新日鉄住金の徴用被害者4人に1億ウォンずつ賠償、初めての判決
ⓒ 中央日報/中央日報日本語版2013.07.11 08:43
白いワイシャツとズボンの正装で傍聴席に座っていたヨ・ウンテク氏(90)は、裁判中ずっと言葉がなかった。裁判長の判決宣告が終わったのに立ち上がろうともしなかった。周囲の人々が何回か「おじいさんが勝たれましたよ」というとようやく、耳がよく聞こえなかったようでゆっくり席から立ち上がった。

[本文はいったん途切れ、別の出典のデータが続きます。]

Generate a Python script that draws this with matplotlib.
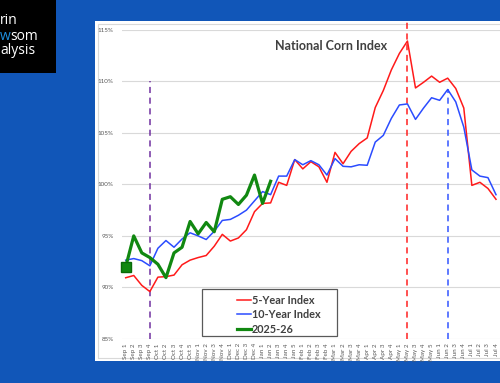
import matplotlib
matplotlib.use("Agg")
import matplotlib.pyplot as plt
from matplotlib.patches import Rectangle
from matplotlib.lines import Line2D

# ---------------- data ----------------
weeks = ["Sep 1", "Sep 2", "Sep 3", "Sep 4",
         "Oct 1", "Oct 2", "Oct 3", "Oct 4", "Oct 5",
         "Nov 1", "Nov 2", "Nov 3", "Nov 4",
         "Dec 1", "Dec 2", "Dec 3", "Dec 4",
         "Jan 1", "Jan 2", "Jan 3", "Jan 4", "Jan 5",
         "Feb 1", "Feb 2", "Feb 3", "Feb 4",
         "Mar 1", "Mar 2", "Mar 3", "Mar 4",
         "Apr 1", "Apr 2", "Apr 3", "Apr 4",
         "May 1", "May 2", "May 3", "May 4", "May 5",
         "Jun 1", "Jun 2", "Jun 3", "Jun 4",
         "Jul 1", "Jul 2", "Jul 3", "Jul 4"]

five_year = [90.94, 91.16, 90.2, 89.6, 91.0, 91.05, 91.2, 92.2, 92.65,
             92.9, 93.1, 94.0, 95.15, 94.5, 94.8, 95.6, 97.35,
             98.15, 98.2, 100.2, 99.9, 102.4, 101.5, 102.2, 101.7, 100.2,
             103.1, 102.0, 103.2, 103.95, 104.5, 107.45, 109.1, 111.1,
             112.7, 113.9, 109.35, 109.9, 110.5, 109.9, 110.3, 109.3, 107.4,
             99.9, 100.2, 99.6, 98.55]

ten_year = [92.65, 92.8, 92.6, 92.1, 93.8, 94.55, 93.9, 94.7, 95.3,
            95.0, 94.65, 95.45, 96.5, 96.6, 97.0, 97.5, 98.4,
            99.3, 99.0, 100.8, 100.8, 102.4, 101.9, 102.3, 101.9, 100.9,
            102.5, 101.75, 101.7, 101.9, 101.85, 104.1, 104.75, 106.4,
            107.7, 107.8, 106.3, 107.4, 108.4, 108.15, 109.2, 108.0, 105.55,
            101.4, 100.8, 100.65, 99.0]

season_2025 = [92.0, 95.0, 93.35, 92.9, 92.25, 90.95, 93.35, 93.9, 96.4,
               95.2, 96.3, 95.4, 98.55, 98.8, 98.05, 98.95, 100.9,
               98.15, 100.3]

yticks = [85, 90, 95, 100, 105, 110, 115]
series_names = ["5-Year Index", "10-Year Index", "2025-26"]
marker_week = "Sep 4"
five_peak_week = "May 2"
ten_peak_week = "Jun 2"

# ---------------- figure ----------------
W, H = 500, 383
fig = plt.figure(figsize=(W / 100, H / 100), dpi=100)
fig.patch.set_facecolor("#1156b8")

def fx(x):
    return x / W

def fy(y):
    return 1 - y / H

# white chart panel
fig.patches.append(Rectangle((fx(95), fy(361)), fx(420), 340 / H,
                             transform=fig.transFigure, facecolor="white",
                             edgecolor="none", zorder=-2))
fig.patches.append(Rectangle((fx(98), fy(358)), fx(420), 334 / H,
                             transform=fig.transFigure, facecolor="none",
                             edgecolor="#d9d9d9", lw=0.8, zorder=-1))

# black logo box top-left
fig.patches.append(Rectangle((0, fy(73)), fx(56), 73 / H,
                             transform=fig.transFigure, facecolor="black",
                             edgecolor="none", zorder=1))
logo_font = dict(family=["Open Sans", "DejaVu Sans"], fontsize=10,
                 va="center", ha="left", zorder=2)
fig.text(fx(0), fy(20), "rin", color="white", **logo_font)
fig.text(fx(0), fy(36), "w", color="#1e90e0", **logo_font)
fig.text(fx(10), fy(36), "som", color="white", **logo_font)
fig.text(fx(0), fy(50.5), "alysis", color="white", **logo_font)

# axes
x0 = 122
step = 8.05
first = 125.7
lo = -(first - x0) / step
right_px = 505
hi = (right_px - first) / step
ax = fig.add_axes([fx(x0), (H - 339) / H, fx(right_px - x0), (339 - 29.7) / H])
ax.set_zorder(3)
ax.set_facecolor("none")
ax.set_xlim(lo, hi)
ax.set_ylim(85, 115)

xs = list(range(len(weeks)))
ax.set_yticks(yticks)
ax.set_yticklabels([f"{v}%" for v in yticks])
ax.set_xticks(xs)
ax.set_xticklabels(weeks, rotation=90)
ax.grid(axis="y", color="#d9d9d9", lw=0.8)
ax.set_axisbelow(True)
for s in ax.spines.values():
    s.set_visible(False)
ax.tick_params(axis="both", length=0, colors="#595959")
ax.tick_params(axis="y", labelsize=4.5, pad=6)
ax.tick_params(axis="x", labelsize=4.5, pad=3)
for t in ax.get_xticklabels() + ax.get_yticklabels():
    t.set_family(["Lato", "DejaVu Sans"])

# vertical reference lines
ax.vlines(weeks.index(marker_week), 85, 110, colors="#7030a0", lw=1.1,
          linestyles=(0, (4, 3)), zorder=2)
ax.vlines(weeks.index(five_peak_week), 85, 115.8, colors="#ff2020", lw=1.1,
          linestyles=(0, (4, 3)), zorder=2, clip_on=False)
ax.vlines(weeks.index(ten_peak_week), 85, max(ten_year), colors="#3355ff",
          lw=1.1, linestyles=(0, (4, 3)), zorder=2)

# series
l1, = ax.plot(xs, five_year, color="#ff1a1a", lw=1.1, zorder=3)
l2, = ax.plot(xs, ten_year, color="#2b4cff", lw=1.1, zorder=3)
l3, = ax.plot(xs[:len(season_2025)], season_2025, color="#118811", lw=2.3,
              zorder=4)
ax.plot([xs[0]], [season_2025[0]], marker="s", ms=7.5, color="#118811",
        mec="#0a6a0a", zorder=5, clip_on=False)

# title
fig.text(fx(331), fy(45.5), "National Corn Index", ha="center", va="center",
         fontsize=9, fontweight="bold", color="#404040",
         family=["Lato", "DejaVu Sans"], zorder=4)

# legend
fig.patches.append(Rectangle((fx(201.7), fy(335.7)), fx(135.6), 46.7 / H,
                             transform=fig.transFigure, facecolor="white",
                             edgecolor="#595959", lw=0.9, zorder=6))
leg = fig.legend([l1, l2, Line2D([], [], color="#118811", lw=2.3)],
                 series_names, loc="upper left",
                 bbox_to_anchor=(fx(229), fy(287)), frameon=False,
                 handlelength=1.3, handletextpad=0.12, labelspacing=0.32,
                 borderpad=0.2,
                 prop=dict(family=["Lato", "DejaVu Sans"], weight="bold",
                           size=7.8))
leg.set_zorder(7)
for t in leg.get_texts():
    t.set_color("#404040")

fig.savefig("out.png", dpi=100, facecolor=fig.get_facecolor())
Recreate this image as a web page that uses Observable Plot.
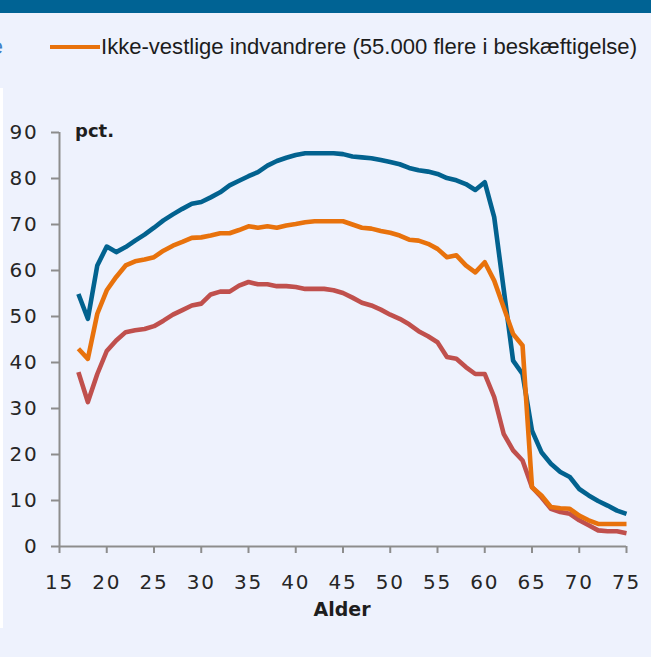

日帝強制占領期間だった1943年。20歳の血気盛んな青年ヨ氏は、日本製鉄の大阪製鉄所が工員を募集するという広告を見て日本に渡っていった。2年間技術を習得すれば韓国の製鉄所に就職させてあげるという条件だった。だが、その後2年間、彼は月給もまともに受け取れず半監禁状態で酷使された。結局1945年の日本からの解放後に放免されることができた。
以後、溶接仕事をして生計をつないできたヨ氏は1997年12月、日本の大阪地方裁判所に日本製鉄の後身である新日鉄住金(旧・新日本製鉄)などを相手に強制徴用被害の賠償を求める訴訟を起こした。2003年、日本の最高裁判所まで上告したが全て敗訴した。彼は再び韓国の裁判所に訴状を出した。1、2審の判決は「日本の確定判決の効力が大韓民国でも認められる」として棄却した。だが昨年5月、最高裁は「日本の判決は植民支配が合法的だという前提で下したもので、大韓民国の憲法の価値と相いれず、受け入れることはできない」として、原審を破棄してソウル高裁へ差し戻した。損害賠償を請求できる権利が認められたので慰謝料額を算定しろとの趣旨であった。